Even then the author was not satisfied leaving it at that. There were some modifications made. Off came the plastic grip-plates on either side. This exposed the metal frame of the gun, and gave it what he called “skeleton grips.” And since the Beretta was designed with a grip safety (i.e., the gun could not be fired until it was gripped firmly in hand), Bond taped it down, overriding it. Last, it had a sawn barrel, though anyone familiar with the gun could see there was little barrel to saw. Presumably these modifications were made in the service of faster handling and easier concealment.
Remember this was the Cold War, not the Crack Wars. Your foil likely carried the same, and stealth was paramount. Today, as drug lords and terrorists arm themselves with unimaginably heavy weaponry, Bond’s favorite pistol is a foolish choice indeed.
Even in 007’s day there were some already calling into question the prudence of so light and modified a choice. Famous firearms expert, Geoffrey Boothroyd, dashed a letter off to Fleming expressing concern that Bond was dangerously under-gunned. Fleming took it seriously. Not only did this lead to the famous scene in Dr.
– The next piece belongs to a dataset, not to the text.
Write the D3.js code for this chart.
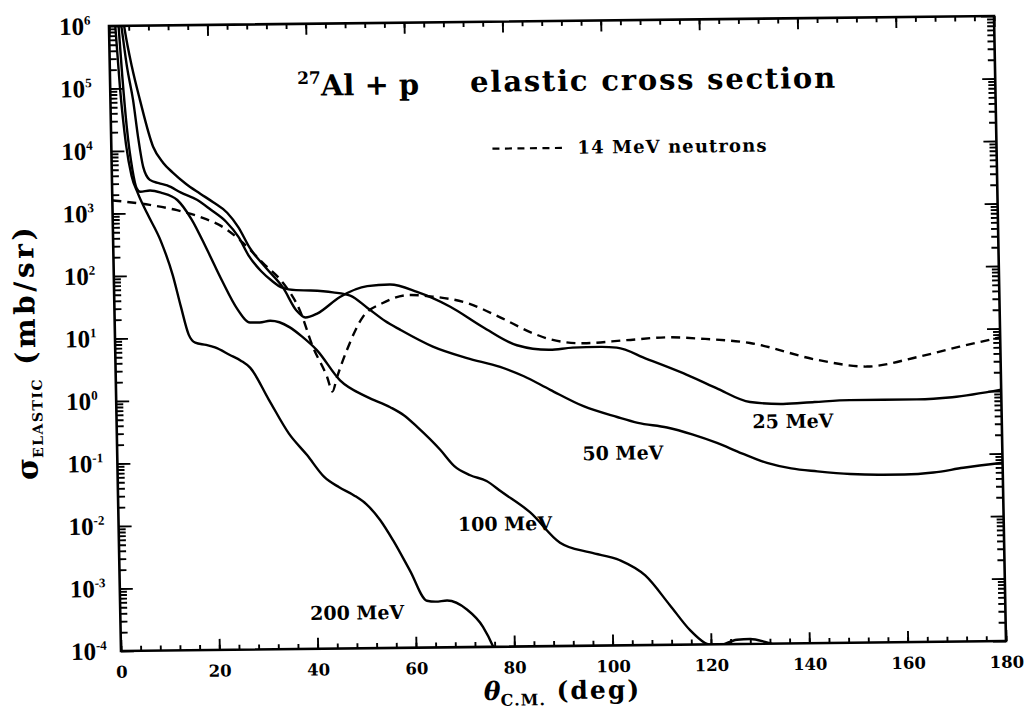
<!DOCTYPE html>
<html>
<head>
<meta charset="utf-8">
<script src="https://cdn.jsdelivr.net/npm/d3@7"></script>
<style>
  body { margin: 0; background: #fff; }
  svg { display: block; }
</style>
</head>
<body>
<svg id="chart" width="1029" height="714"></svg>
<script>
// 27Al + p elastic differential cross sections (mb/sr) vs C.M. angle (deg)
const angle25 = [2.5, 3.2, 4.5, 6.0, 8.5, 10.5, 12.4, 15, 17.9, 20.5, 23.3, 25.5, 27.8, 31, 34.4, 37, 38.8, 41.2, 45.9, 51.5, 56.1, 61.6, 68.3, 74.9, 81.7, 88.4, 93, 98.6, 102, 108, 115.4, 122, 128.9, 135.6, 142, 149.2, 162.8, 170, 180];
const sigma25 = [2.3e6, 8.5e5, 2.2e5, 6.5e4, 1.15e4, 6.3e3, 4.4e3, 2.9e3, 2.0e3, 1.45e3, 980, 575, 263, 126, 60, 26, 20, 23, 42, 62, 65, 49, 28, 13, 6.6, 5.5, 5.9, 6.0, 5.8, 3.8, 2.2, 1.26, 0.74, 0.68, 0.72, 0.76, 0.76, 0.81, 1.05];

const angle50 = [2.2, 2.6, 3.5, 4.6, 5.5, 6.4, 7.7, 9.5, 11.2, 14, 17.2, 20, 23, 25.5, 27.5, 30, 32, 34.3, 37, 40, 44.5, 48, 51.4, 55, 58, 64.6, 71.5, 78.2, 83, 88.3, 95, 101.8, 106, 111.9, 117, 122, 127, 132.1, 137, 142.3, 149, 155.7, 160, 165.9, 172, 180];
const sigma50 = [1.6e6, 8.7e5, 2.2e5, 6.5e4, 1.6e4, 5.5e3, 3.4e3, 3.0e3, 2.75e3, 2.1e3, 1.6e3, 1.1e3, 710, 400, 200, 112, 80, 60, 55, 54, 50, 44, 28, 17, 12.3, 6.5, 4.2, 3.0, 2.1, 1.26, 0.68, 0.45, 0.36, 0.30, 0.23, 0.166, 0.112, 0.078, 0.063, 0.056, 0.050, 0.048, 0.048, 0.051, 0.060, 0.071];

const angle100 = [1.8, 2.5, 3.2, 4.2, 5.0, 5.7, 7.7, 10, 13.2, 16, 19.1, 22, 25, 27.5, 29.5, 31.6, 33.5, 35.6, 38, 41, 45.6, 51, 55.7, 58.5, 61.1, 65.7, 68.5, 71.7, 75, 78, 83.7, 89.7, 95.8, 101.8, 106.9, 111.8, 115.8, 118.8, 121, 125.3, 128, 131, 134];
const sigma100 = [1.6e6, 1.6e5, 2.5e4, 5.0e3, 2.5e3, 2.2e3, 2.3e3, 2.1e3, 1.6e3, 790, 250, 80, 28, 17, 17, 18, 17, 14, 10, 6.0, 1.95, 1.05, 0.71, 0.52, 0.34, 0.145, 0.079, 0.056, 0.045, 0.030, 0.014, 0.0045, 0.0031, 0.0023, 0.0013, 4.3e-4, 1.7e-4, 1.05e-4, 9.3e-5, 1.17e-4, 1.2e-4, 1.07e-4, 8.9e-5];

const angle200 = [1.2, 2, 3, 4, 5.2, 7, 9.7, 12, 13.5, 15, 16.3, 18.5, 20.3, 23.3, 25.5, 27.4, 31, 35, 38.6, 42, 45, 48, 50.5, 53.2, 55.8, 59.1, 62.4, 64.2, 66.5, 70.5, 73.7, 75.7, 77];
const sigma200 = [1.26e6, 1e5, 1.26e4, 4.0e3, 2.1e3, 1.0e3, 355, 100, 32, 11.2, 8.3, 7.6, 6.9, 5.2, 4.2, 3.2, 1.0, 0.28, 0.126, 0.056, 0.038, 0.028, 0.020, 0.0112, 0.0052, 0.0017, 5.6e-4, 5.4e-4, 5.6e-4, 4.0e-4, 2.1e-4, 1.0e-4, 5e-5];

// 14 MeV neutrons on 27Al, for comparison
const angleN14 = [0, 7.6, 13.1, 17.8, 23.2, 25.8, 30.4, 34.4, 37.7, 40.2, 43, 44, 45, 47.1, 50.5, 54.6, 60.2, 64.8, 71.7, 78.4, 85, 88.5, 95.2, 104, 112.3, 119, 129.1, 142.7, 152.8, 163, 171.7, 180];
const sigmaN14 = [1620, 1350, 1100, 850, 525, 355, 151, 72, 26, 6.8, 2.2, 1.3, 2.2, 5.9, 20, 33, 44, 41, 32, 18.6, 10.2, 8.1, 6.9, 7.6, 8.3, 7.8, 6.5, 3.4, 2.6, 3.6, 5.2, 7.2];

const curveLabels = ["25 MeV", "50 MeV", "100 MeV", "200 MeV"];
const xTickValues = [0, 20, 40, 60, 80, 100, 120, 140, 160, 180];
const yTickExponents = [6, 5, 4, 3, 2, 1, 0, -1, -2, -3, -4];

const series = [
  { label: curveLabels[0], angle: angle25, sigma: sigma25, at: [129.3, 0.28] },
  { label: curveLabels[1], angle: angle50, sigma: sigma50, at: [94.6, 0.093] },
  { label: curveLabels[2], angle: angle100, sigma: sigma100, at: [69.0, 0.0072] },
  { label: curveLabels[3], angle: angle200, sigma: sigma200, at: [38.6, 2.9e-4] }
];

const W = 885, H = 625;
const svg = d3.select("#chart");
// the printed figure sits slightly askew on the page
const page = svg.append("g").attr("transform", "matrix(1,-0.0113,0.0192,1,-0.5,1.23)");
const plot = page.append("g").attr("transform", "translate(109,26)");

const x = d3.scaleLinear().domain([0, 180]).range([0, W]);
const y = d3.scaleLog().domain([1e-4, 1e6]).range([H, 0]);

const serif = "'DejaVu Serif', serif";

plot.append("clipPath").attr("id", "plotclip")
  .append("rect").attr("width", W).attr("height", H);

// ticks
const xMinor = d3.range(0, 181, 4);
const yMinor = [];
yTickExponents.forEach(e => { for (let k = 2; k <= 9; k++) if (e < 6) yMinor.push(k * Math.pow(10, e)); });
const yMajor = yTickExponents.map(e => Math.pow(10, e));

function styleTicks(g) {
  g.select(".domain").remove();
  g.selectAll(".tick line").attr("stroke", "#000").attr("stroke-width", 1.9);
}

plot.append("g").attr("transform", `translate(0,${H})`)
  .call(d3.axisBottom(x).tickValues(xMinor).tickSize(-5).tickFormat(""))
  .call(styleTicks);
const xAx = plot.append("g").attr("transform", `translate(0,${H})`)
  .call(d3.axisBottom(x).tickValues(xTickValues).tickSize(-11).tickPadding(15).tickFormat(d3.format("d")))
  .call(styleTicks);
xAx.selectAll("text").attr("font-family", serif).attr("font-weight", "bold")
  .attr("font-size", 16.5).attr("fill", "#000");

plot.append("g")
  .call(d3.axisTop(x).tickValues(xMinor).tickSize(-5).tickFormat(""))
  .call(styleTicks);
plot.append("g")
  .call(d3.axisTop(x).tickValues(xTickValues).tickSize(-11).tickFormat(""))
  .call(styleTicks);

plot.append("g")
  .call(d3.axisLeft(y).tickValues(yMinor).tickSize(-7).tickFormat(""))
  .call(styleTicks);
plot.append("g")
  .call(d3.axisLeft(y).tickValues(yMajor).tickSize(-13).tickFormat(""))
  .call(styleTicks);
plot.append("g").attr("transform", `translate(${W},0)`)
  .call(d3.axisRight(y).tickValues(yMinor).tickSize(-7).tickFormat(""))
  .call(styleTicks);
plot.append("g").attr("transform", `translate(${W},0)`)
  .call(d3.axisRight(y).tickValues(yMajor).tickSize(-13).tickFormat(""))
  .call(styleTicks);

// y tick labels 10^n
const yl = plot.selectAll(".ylab").data(yTickExponents).join("text")
  .attr("class", "ylab")
  .attr("x", -50).attr("y", d => y(Math.pow(10, d)) + 8.5)
  .attr("font-family", "'Liberation Serif', serif").attr("font-weight", "bold")
  .attr("font-size", 25).attr("fill", "#000");
yl.append("tspan").text("10");
yl.append("tspan").attr("dy", -10).attr("font-size", 13).text(d => d < 0 ? "-" + Math.abs(d) : String(d));

// frame
plot.append("rect").attr("width", W).attr("height", H)
  .attr("fill", "none").attr("stroke", "#000").attr("stroke-width", 2.6);

// curves
const line = d3.line()
  .x(d => x(d[0])).y(d => y(d[1]))
  .curve(d3.curveMonotoneX);
const curves = plot.append("g").attr("clip-path", "url(#plotclip)");

series.forEach(s => {
  curves.append("path")
    .datum(s.angle.map((a, i) => [a, s.sigma[i]]))
    .attr("d", line)
    .attr("fill", "none").attr("stroke", "#000").attr("stroke-width", 2.4)
    .attr("stroke-linejoin", "round");
});
curves.append("path")
  .datum(angleN14.map((a, i) => [a, sigmaN14[i]]))
  .attr("d", line)
  .attr("fill", "none").attr("stroke", "#000").attr("stroke-width", 2.4)
  .attr("stroke-dasharray", "9,6");

// curve labels
series.forEach(s => {
  plot.append("text")
    .attr("x", x(s.at[0])).attr("y", y(s.at[1]))
    .attr("font-family", serif).attr("font-weight", "bold")
    .attr("font-size", 19).attr("fill", "#000")
    .text(s.label);
});

// title
const title = plot.append("text").attr("x", 187).attr("y", 72)
  .attr("font-family", serif).attr("font-weight", "bold").attr("font-size", 29).attr("fill", "#000");
title.append("tspan").attr("font-size", 17).attr("dy", -12).text("27");
title.append("tspan").attr("dy", 12).text("Al + p");
plot.append("text").attr("x", 360).attr("y", 70)
  .attr("font-family", serif).attr("font-weight", "bold").attr("font-size", 29).attr("fill", "#000")
  .attr("textLength", 365).attr("lengthAdjust", "spacing")
  .text("elastic cross section");

// legend
plot.append("line").attr("x1", 381).attr("x2", 452).attr("y1", 127).attr("y2", 127)
  .attr("stroke", "#000").attr("stroke-width", 2.2).attr("stroke-dasharray", "7,5.5");
plot.append("text").attr("x", 466).attr("y", 133)
  .attr("font-family", serif).attr("font-weight", "bold").attr("font-size", 18).attr("fill", "#000")
  .attr("textLength", 189).attr("lengthAdjust", "spacing")
  .text("14 MeV neutrons");

// axis titles
const xt = plot.append("text").attr("x", 362).attr("y", 678)
  .attr("font-family", serif).attr("font-weight", "bold").attr("font-size", 25).attr("fill", "#000");
xt.append("tspan").attr("font-style", "italic").text("θ");
xt.append("tspan").attr("font-size", 16).attr("dy", 6).attr("letter-spacing", 1).text("C.M.");
xt.append("tspan").attr("dy", -6).attr("letter-spacing", 2).text(" (deg)");

const yt = plot.append("text")
  .attr("transform", "translate(-80,325) rotate(-90)")
  .attr("text-anchor", "middle")
  .attr("font-family", serif).attr("font-weight", "bold").attr("font-size", 28).attr("fill", "#000");
yt.append("tspan").attr("font-size", 30).text("σ");
yt.append("tspan").attr("font-size", 14).attr("dy", 6).attr("letter-spacing", 1.5).text("ELASTIC");
yt.append("tspan").attr("dy", -6).attr("letter-spacing", 3.5).text(" (mb/sr)");
</script>
</body>
</html>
No where the Beretta is confiscated, but also Fleming, in cheeky appreciation, ended up naming that very Armorer, Major Boothroyd.
The Beretta, whatever its inadequacies, real or imagined, still has a small but devoted following. For our hero, however, it was designated for the literary dustbin. After a thorough dressing-down for botching the previous job, 007 stubbornly took to the Walther. He never looked back.